Kanunun 57. maddesinde öngördüğü Akıl hastalarına özgü güvenlik tedbirleri, Kaynağını Anayasanın 19. ve 38. maddelerinden almasına rağmen, bunlar, Anayasanın 19. maddesinin işaret ettiği “ toplum için tehlike teşkil eden bir akıl hastası, uyuşturucu madde veya alkol tutkunu, bir serseri veya hastalık yayabilecek bir kişi “ değildirler. Bunlar, Anayasanın 19. maddesinin belirttiği “ Mahkemelerce verilmiş hürriyeti kısıtlayıcı cezaların ve güvenlik tedbirlerinin “ muhatabı kişilerdir. İki kategori kişi arasındaki temel fark, bunlardan birinin bir suçun işlemiş olmaları, yargılanmaları ve haklarında emniyet tedbirine hükmedilmesi; ötekilerin, toplum için tehlike teşkil etmelerine rağmen, bir suç işlememiş olmalarıdır. O yüzden, suçu işlediği sırada akıl hastası olan kişiler, “ yüksek güvenlikli sağlık kurumlarında koruma ve tedavi altına alınırlar”.
Zoralım, ister eşya, isterse kazanç müsaderesi olsun, suçla sınırlıdır. Bu demektir ki, ceza mahkumiyeti ile ilişkili olarak suçlunun tüm malları veya kazancı, zoralımın konusu yapılamaz.

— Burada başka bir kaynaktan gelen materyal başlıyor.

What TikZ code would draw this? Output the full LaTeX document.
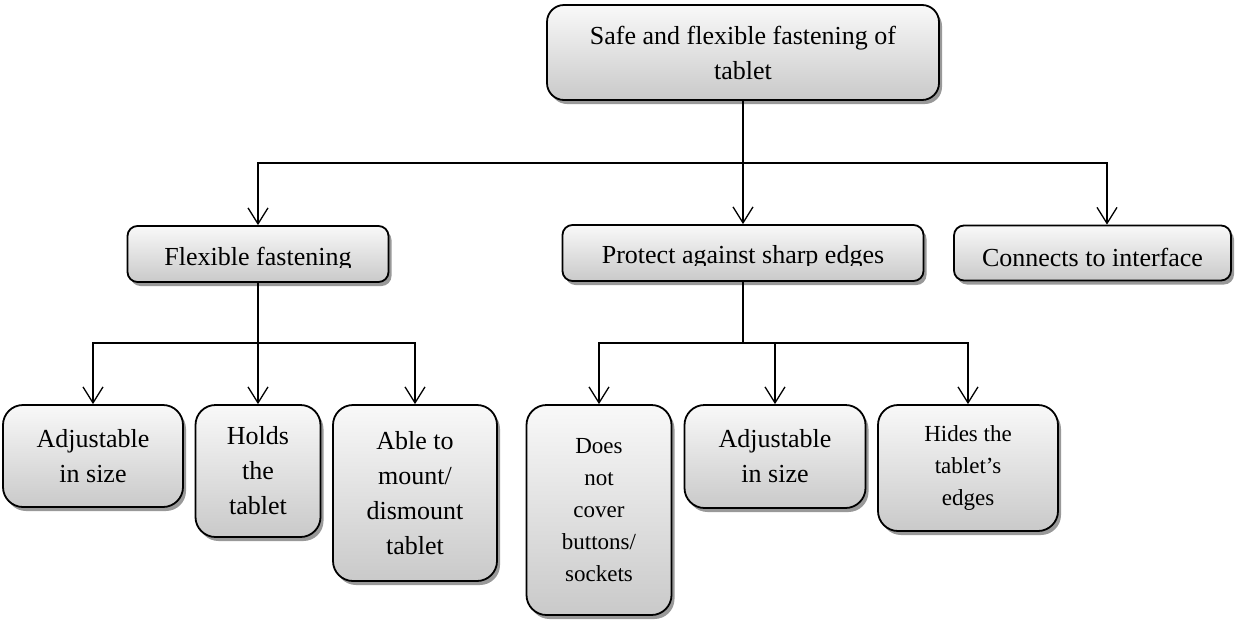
\documentclass[tikz,border=0pt]{standalone}
\usepackage{fontspec}
\setmainfont{Liberation Serif}
\usetikzlibrary{arrows.meta,shadows}
\begin{document}
\begin{tikzpicture}[x=1pt,y=-1pt,
  box/.style={draw=black, line width=1.8pt, top color=gray!5, bottom color=gray!42,
    drop shadow={shadow xshift=3pt, shadow yshift=-4pt, fill=black, opacity=0.4},
    inner sep=0pt, align=center, font=\fontsize{26}{35}\selectfont},
  headbox/.style={box, rounded corners=17pt},
  midbox/.style={box, rounded corners=10pt},
  leafbox/.style={box, rounded corners=20pt},
  smalltext/.style={font=\fontsize{23}{32}\selectfont},
  cliptext/.style={inner sep=0pt, anchor=base, font=\fontsize{26}{35}\selectfont},
  arr/.style={line width=1.3pt, -{Straight Barb[length=16pt,width=20pt]}}
]
\useasboundingbox (0,0) rectangle (1236,619);

% root
\node[headbox, minimum width=392pt, minimum height=95pt] (top) at (743,52.5)
  {Safe and flexible fastening of\\tablet};

% second level
\node[midbox, minimum width=261pt, minimum height=56pt] (flex) at (258,254) {};
\node[midbox, minimum width=361pt, minimum height=56pt] (prot) at (743,253) {};
\node[midbox, minimum width=277pt, minimum height=55pt, text height=27pt, text depth=0pt]
  (conn) at (1092.5,253) {Connects to interface};

% labels of the second level, cut off at the lower edge of the text line
\begin{scope}
  \clip (127,226) rectangle (389,267.5);
  \node[cliptext] (flexlabel) at (258,265) {Flexible fastening};
\end{scope}
\begin{scope}
  \clip (562,225) rectangle (924,265.5);
  \node[cliptext] (protlabel) at (743,263) {Protect against sharp edges};
\end{scope}

% third level
\node[leafbox, minimum width=180pt, minimum height=102pt] (adj1) at (93,456) {Adjustable\\in size};
\node[leafbox, minimum width=125pt, minimum height=132pt] (holds) at (258,471) {Holds\\the\\tablet};
\node[leafbox, minimum width=164pt, minimum height=176pt] (able) at (415,493) {Able to\\mount/\\dismount\\tablet};
\node[leafbox, smalltext, minimum width=145pt, minimum height=210pt] (does) at (599,510) {Does\\not\\cover\\buttons/\\sockets};
\node[leafbox, minimum width=181pt, minimum height=103pt] (adj2) at (775,456.5) {Adjustable\\in size};
\node[leafbox, smalltext, minimum width=180pt, minimum height=126pt] (hides) at (968,468) {Hides the\\tablet’s\\edges};

% branching points
\coordinate (busA) at (743,163);
\coordinate (busB) at (258,343);
\coordinate (busC) at (743,343);

% connectors
\draw[arr] (top.south) -- (busA) -| (flex.north);
\draw[arr] (top.south) -- (prot.north);
\draw[arr] (top.south) -- (busA) -| ([xshift=14.5pt]conn.north);

\draw[arr] (flex.south) -- (busB) -| (adj1.north);
\draw[arr] (flex.south) -- (holds.north);
\draw[arr] (flex.south) -- (busB) -| (able.north);

\draw[arr] (prot.south) -- (busC) -| (does.north);
\draw[arr] (prot.south) -- (busC) -| (adj2.north);
\draw[arr] (prot.south) -- (busC) -| (hides.north);
\end{tikzpicture}
\end{document}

Kanun, 59. maddesinde, Anayasanın 16. maddesinin emrine uygun olarak, işlediği suçtan ötürü Türk Ceza Kanunu hükümlerine tabi olan yabancı hakkında güvenlik tedbiri öngörmüştür.
Tüzel kişiler hakkında ceza müeyyidesinin uygulanamaz, ancak " güvenlik tedbiri niteliğindeki yaptırımlar saklıdır " ( CK. m. 20/2 ). Kanun, 60. maddesinde, tüzel kişiler hakkında güvenlik tedbirlerini, faaliyet izninin iptali ve müsadere olarak belirlemiştir.